The first step was the popular overthrow of the Rana regime in 1950-51. Corvée and many other forms of forced labor were first banned in 1952, immediately following the 1950 revolt and the brief experiment with multi-party democracy. This was the first successful attempt to undermine the power of the elite and broaden the nature of political participation. It also led to the first road being constructed from Kathmandu to India. Another non-coincidence.

Alas the young democracy was overthrown quickly by King Mahendra and the monarchy ruled with the only channel of popular representation being a national Panchayat which was indirectly elected and had little power to influence the decisions of the king.
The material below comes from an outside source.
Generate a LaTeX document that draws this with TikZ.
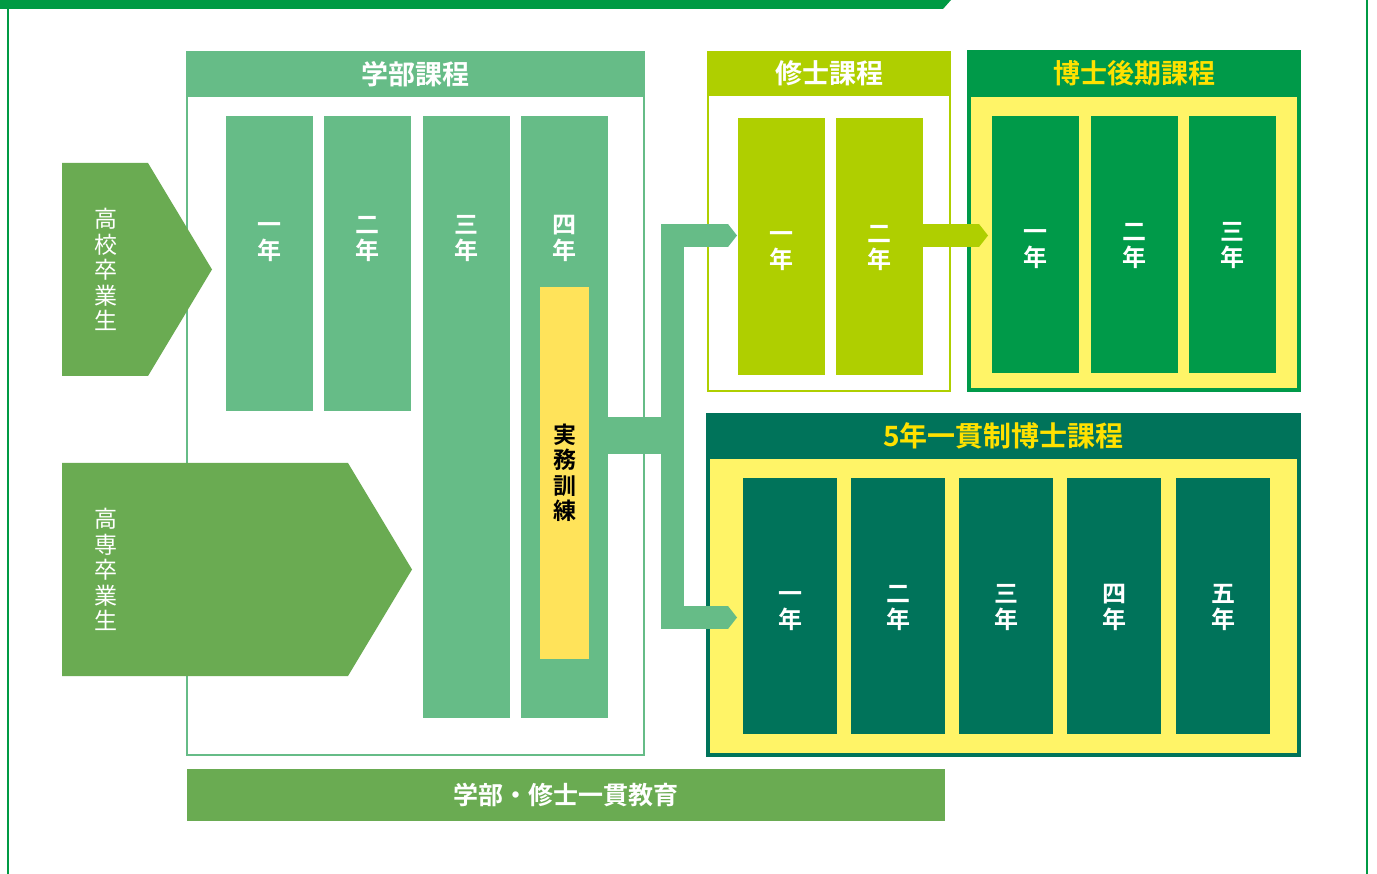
\documentclass[tikz,border=0pt]{standalone}
\usepackage{fontspec}
\setmainfont{Noto Sans CJK JP}[BoldFont=* Bold]
\usetikzlibrary{arrows.meta,shapes.symbols}
\definecolor{ugreen}{HTML}{66BC87}
\definecolor{entgreen}{HTML}{6AAB52}
\definecolor{mgreen}{HTML}{AFCF00}
\definecolor{dgreen}{HTML}{009A49}
\definecolor{fteal}{HTML}{00735A}
\definecolor{lyellow}{HTML}{FFF467}
\definecolor{hyellow}{HTML}{FFE100}
\definecolor{trainyel}{HTML}{FFE35A}
\definecolor{topgreen}{HTML}{009A44}
\newcommand{\yrfont}{\fontsize{24}{26}\selectfont\bfseries}
\newcommand{\hdfont}{\fontsize{27}{30}\selectfont\bfseries}
\newcommand{\entfont}{\fontsize{23}{25.5}\selectfont}
\newcommand{\yr}[1]{\vphantom{年}#1\\年}
\begin{document}
\begin{tikzpicture}[x=1pt,y=-1pt,
    box/.style={rectangle,anchor=north west,inner sep=0pt,outer sep=0pt},
    area/.style 2 args={minimum width=#1,minimum height=#2},
    yrcol/.style={box,align=center,text=white,font=\yrfont},
    header/.style={box,font=\hdfont},
    entry/.style={signal,signal to=east,signal pointer angle=118,fill=entgreen,
      anchor=west,inner sep=0pt,outer sep=0pt,minimum height=213},
    entlbl/.style={align=center,text=white,font=\entfont,inner sep=0pt},
    >={Triangle[length=9pt,width=23pt,line width=0pt]},
    band/.style={line width=23pt}]
\useasboundingbox (0,0) rectangle (1377,874);

% frame
\fill[topgreen] (0,0) -- (951,0) -- (943,9) -- (0,9) -- cycle;
\draw[topgreen,line width=1.5pt] (8,9) -- (8,874);
\draw[topgreen,line width=1.5pt] (1367,0) -- (1367,874);

% undergraduate
\node[box,area={457}{703},draw=ugreen,line width=2pt] (ug) at (187,52) {};
\node[header,area={459}{46},fill=ugreen,text=white] (ugh) at (186,51) {学部課程};
\node[yrcol,area={87}{295},fill=ugreen] (u1) at (226,116) {};
\node[yrcol,area={87}{295},fill=ugreen] (u2) at (324,116) {};
\node[yrcol,area={87}{602},fill=ugreen] (u3) at (423,116) {};
\node[yrcol,area={87}{602},fill=ugreen] (u4) at (521,116) {};
\node[yrcol,anchor=center] at ([yshift=-121pt]u1.north) {\yr{一}};
\node[yrcol,anchor=center] at ([yshift=-121pt]u2.north) {\yr{二}};
\node[yrcol,anchor=center] at ([yshift=-121pt]u3.north) {\yr{三}};
\node[yrcol,anchor=center] at ([yshift=-121pt]u4.north) {\yr{四}};
\node[yrcol,area={49}{372},fill=trainyel,text=black,font=\entfont\bfseries] (tr) at (540,287) {実\\務\\訓\\練};

% entrance
\node[entry,minimum width=150] (hs) at (62,269.5) {};
\node[entry,minimum width=350] (ks) at (62,569.5) {};
\node[entlbl] at (106,269.5) {高\\校\\卒\\業\\生};
\node[entlbl] at (106,569.5) {高\\専\\卒\\業\\生};

% master
\node[box,area={242}{339},draw=mgreen,line width=2pt] (ms) at (708,52) {};
\node[header,area={244}{45},fill=mgreen,text=white] (msh) at (707,51) {修士課程};
\node[yrcol,area={87}{257},fill=mgreen] (m1) at (738,118) {\yr{一}};
\node[yrcol,area={87}{257},fill=mgreen] (m2) at (836,118) {\yr{二}};

% doctoral
\node[box,area={330}{338},draw=dgreen,fill=lyellow,line width=4pt] (dc) at (969,52) {};
\node[header,area={334}{47},fill=dgreen,text=hyellow] (dch) at (967,50) {博士後期課程};
\node[yrcol,area={87}{257},fill=dgreen] (d1) at (992,116) {\yr{一}};
\node[yrcol,area={87}{257},fill=dgreen] (d2) at (1091,116) {\yr{二}};
\node[yrcol,area={87}{257},fill=dgreen] (d3) at (1189,116) {\yr{三}};

% five-year doctoral
\node[box,area={591}{340},draw=fteal,fill=lyellow,line width=4pt] (fv) at (708,415) {};
\node[header,area={595}{46},fill=fteal,text=hyellow,font=\fontsize{28}{30}\selectfont\bfseries] (fvh) at (706,413) {5年一貫制博士課程};
\node[yrcol,area={94}{256},fill=fteal] (f1) at (743,478) {\yr{一}};
\node[yrcol,area={94}{256},fill=fteal] (f2) at (851,478) {\yr{二}};
\node[yrcol,area={94}{256},fill=fteal] (f3) at (959,478) {\yr{三}};
\node[yrcol,area={94}{256},fill=fteal] (f4) at (1067,478) {\yr{四}};
\node[yrcol,area={94}{256},fill=fteal] (f5) at (1176,478) {\yr{五}};

% integrated
\node[box,area={758}{52},fill=entgreen,text=white,font=\fontsize{25}{28}\selectfont\bfseries] (ig) at (187,769) {学部・修士一貫教育};

% connectors
\coordinate (jn) at (672.5,435.5);
\coordinate (rowa) at (0,235.5);
\coordinate (rowb) at (0,617.5);
\draw[ugreen,line width=37pt] (u4.east |- jn) -- ([xshift=11.5pt]jn);
\draw[ugreen,band,<->] ([xshift=-1pt]m1.west |- rowa) -| (jn) |- ([xshift=-6pt]f1.west |- rowb);
\draw[mgreen,band,->] (m2.east |- rowa) -- ([xshift=-4pt]d1.west |- rowa);
\end{tikzpicture}
\end{document}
This regime was brought to an end in 1990 by another popular revolt which finally brought a national legislature based on universal suffrage. Forced labor and ultimately, in 2000 Kamaiya, was abolished because the political equilibrium in Nepal changed in a direction which empowered those who were hurt by the institutions. Once Kamaiya workers could vote and once political parties had to compete for their support, it was impossible to sustain the institution. The distribution of political power had changed and as a consequence what economic institutions could be sustained in equilibrium.

The monarchy did not take this lying down. In 2005 the ruling king, Gyanendra, mounted a coup suspending Parliament and declaring martial law. Most democratic politicians were forced into exile in India, where they entered into a coalition with Maoists insurgents to orchestrate a massive campaign of popular opposition to the king. In 2006 he was forced from power and in 2008 the monarchy was abolished.


                                King Gyanendra

The Nepalese experience illustrates a general pattern. Just as extractive economic institutions are kept in place by extractive political institutions, economic change most often results from political change.